Location
- Country: Canada
- Province: British Columbia
- District: Range 3 Coast Land District

Physical characteristics
- Source: Kitimat Ranges
- • location: Coast Mountains
- • coordinates: 53°13′25″N 128°13′49″W﻿ / ﻿53.22361°N 128.23028°W
- • elevation: 1,520 m (4,990 ft)
- Mouth: Khutze Inlet
- • location: Princess Royal Channel
- • coordinates: 53°5′19″N 128°25′26″W﻿ / ﻿53.08861°N 128.42389°W
- • elevation: 0 m (0 ft)
- Length: 38 km (24 mi)
- Basin size: 274 km^{2} (106 sq mi),
- • average: 51.6 m^{3}/s (1,820 cu ft/s)

Basin features
- • left: East Khutze River
- Topo map: NTS103H1 Khutze River

= Khutze River =

River in British Columbia

The Khutze River is a river in the northern coast part of the province of British Columbia, Canada.

From its source in the Kitimat Ranges of the Coast Mountains the Khutze River flows west and south for about 38 km to empty into Khutze Inlet and Princess Royal Channel, east of Princess Royal Island.

The Khutze River's drainage basin covers 274 km2. The river's mean annual discharge is estimated at 51.6 m3/s, with most of the flow occurring between May and November.

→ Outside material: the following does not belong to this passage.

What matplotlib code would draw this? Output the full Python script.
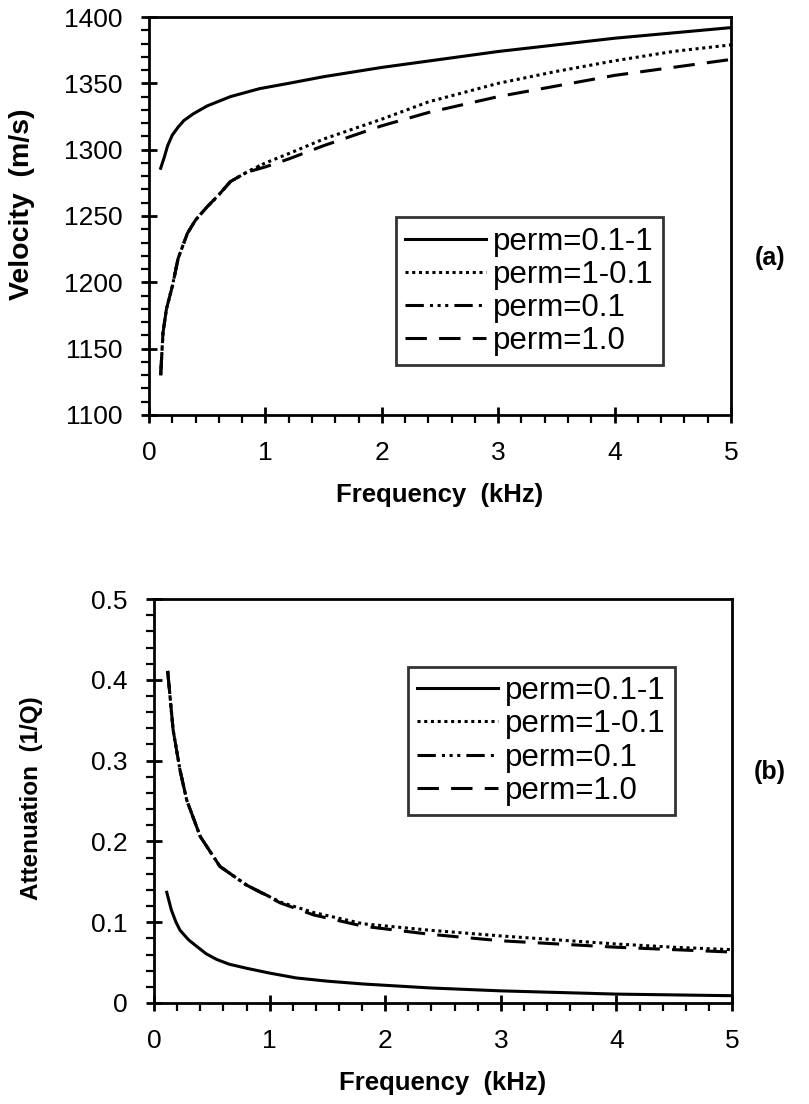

The Khutze River's watershed's land cover is classified as 35.1% snow/glacier, 32.7 conifer forest, 20.0% barren, 9.9% shrubland, and small amounts of other cover. The mouth of the Khutze River is located about 105 km south of Kitimat, 185 km southeast of Prince Rupert, about 350 km northwest of Vancouver, and about 385 km west of Prince George.

The entire Khutze River watershed is within the K’ootz/Khutze Conservancy.

The Khutze River lies within the asserted territory of the Gitga'at First Nation and the Kitasoo/Xaixais First Nation, which manages the K'ootz/Khutze Conservancy in partnership with BC Parks.

==Geography==
From its source north of Marmor Peak in the Kitimat Range, the Khutze River flows first west, then south, then west again to Khutze Inlet. Its main tributary is the East Khutze River. Khutze Inlet joins the Graham Reach of Princess Royal Channel, a narrow waterway that separates Princess Royal Island from the mainland and is part of the Inside Passage.

==History==
The K’ootz/Khutze Conservancy was created in 2006. Within it are two mineral claims dating to the 1920s. Both yielded copper, silver, and gold. Neither are operation today, but some remnants of rail grades used to transport ore are still visible in the Khutze River estuary.

==Wildlife==
The Khutze River watershed provides habitat for a wide variety of wildlife including grizzly bears, wolves, deer, eagles, waterfowl, and salmon. The adjacent waters of Khutze Inlet and Princess Royal Channel support wildlife including humpback whales, orcas, Dall's porpoises, Pacific white-sided dolphins, sea lions, and harbour seals.